At some point, the Japanese government and BOJ need to come to grips with the deteriorating nature of the domestic economy.

The RBA released their latest policy minutes which offered the following assessment of the Australian economy:

Members observed that the Australian economy continued to grow in the September quarter as economic activity continued to shift away from mining investment to other sectors of the economy. Members noted that the forecasts for GDP growth were not materially different from those presented three months earlier.

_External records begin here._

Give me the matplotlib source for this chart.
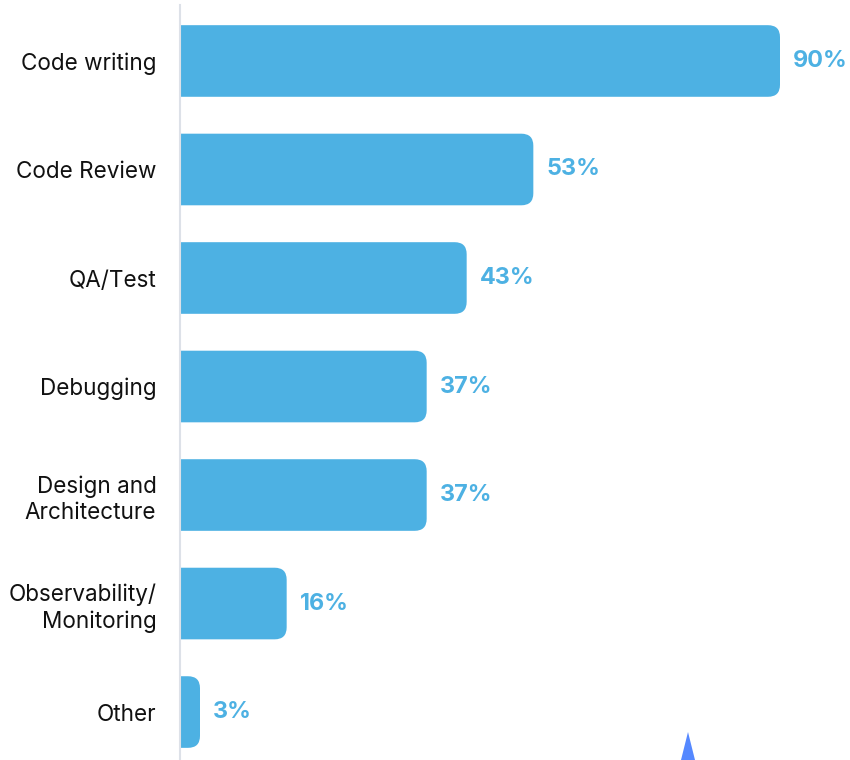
import matplotlib
matplotlib.use("Agg")
import matplotlib.pyplot as plt
from matplotlib.patches import FancyBboxPatch, Polygon

# data
categories = ["Code writing", "Code Review", "QA/Test", "Debugging",
              "Design and\nArchitecture", "Observability/\nMonitoring", "Other"]
values = [90, 53, 43, 37, 37, 16, 3]
value_labels = ["90%", "53%", "43%", "37%", "37%", "16%", "3%"]

BAR = "#4DB1E3"
TXT = "#111111"

W, H = 850, 760
fig = plt.figure(figsize=(W / 100, H / 100), dpi=100)
ax = fig.add_axes([180 / W, 0, 1 - 180 / W, 1])

xmax = 670 / (600 / 90)
ymin, ymax = 6.442, -0.562
ax.set_xlim(0, xmax)
ax.set_ylim(ymin, ymax)

# size of one pixel in data units
px_x = xmax / 670
px_y = (ymin - ymax) / H
r = 12 * px_x
h = 0.66

for i, v in enumerate(values):
    # start left of the axes so the left corners get clipped off (square)
    patch = FancyBboxPatch((-3 * r, i - h / 2), v + 3 * r, h,
                           boxstyle="round,pad=0,rounding_size=%f" % r,
                           mutation_aspect=px_y / px_x,
                           fc=BAR, ec="none", zorder=2)
    ax.add_patch(patch)
    ax.text(v + 13 * px_x, i, value_labels[i], color=BAR, fontsize=16.8,
            fontweight="bold", family="Inter", va="center", ha="left")

ax.set_yticks(range(len(categories)))
ax.set_yticklabels(categories, fontsize=16.2, family="Inter", color=TXT,
                   linespacing=1.25)
for lbl in ax.get_yticklabels():
    lbl.set_y(lbl.get_position()[1])
ax.tick_params(axis="y", length=0, pad=17)
ax.set_xticks([])

for s in ["top", "right", "bottom"]:
    ax.spines[s].set_visible(False)
ax.spines["left"].set_color("#dde1e8")
ax.spines["left"].set_linewidth(1.5)
ax.spines["left"].set_bounds(ymin, ymax + 5 * px_y)

# small blue spike at the bottom edge
fig.patches.append(Polygon([[681 / W, 0], [695 / W, 0], [688 / W, 28 / H]],
                           closed=True, fc="#5588ff", ec="none",
                           transform=fig.transFigure, figure=fig))

fig.savefig("out.png", dpi=100)
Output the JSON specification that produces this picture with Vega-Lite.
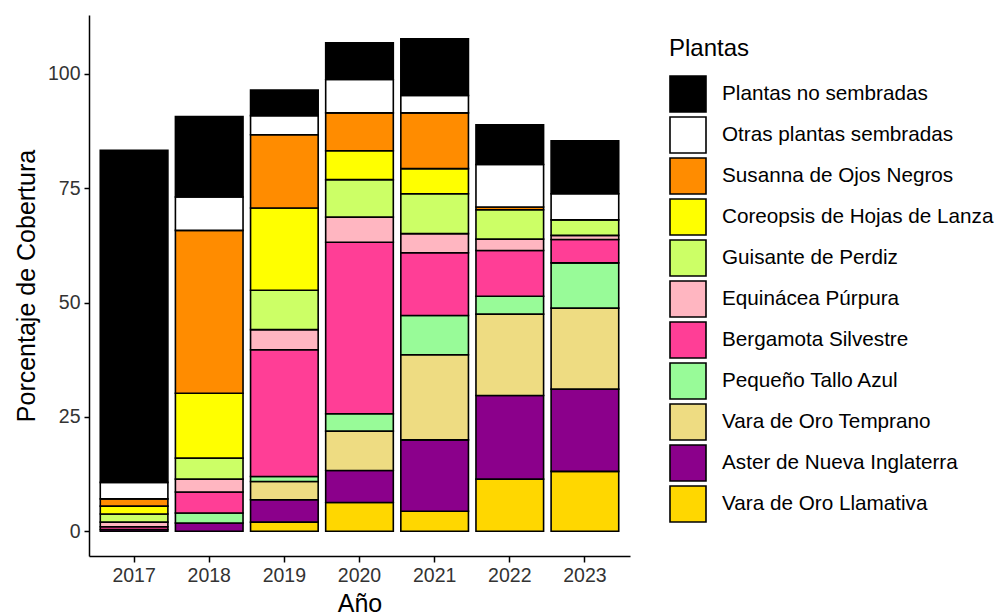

Growth was expected to be between 2–3 per cent over the year to June 2016, before rising to 2¾–3¾ per cent over the year to June 2017. The forecast for GDP growth towards the end of the forecast period had been revised down slightly to incorporate information about minor delays to the commencement of production at some large liquefied natural gas (LNG) projects.

They characterized the consumer, housing and service sector as expanding. Mining investment, however, continued to decline. Meanwhile, inflation was contained. Overall, Australia remains one of the best positioned developed economies.

The Office of National Statistics released two UK statistics this week. Producer prices decreased 1.3% Y/Y while consumer prices declined .1%. The following charts (PPI and CPI, respectively) show a very weak price picture in the UK:

Finally, retail sales increased 3.8% Y/Y.

The UK, like Australia, remains in decent shape. But between China's transition, Japan's second recession and Draghi admitting the overall weakness of the EU economy, it appears the bearish tenor to the news is increasing.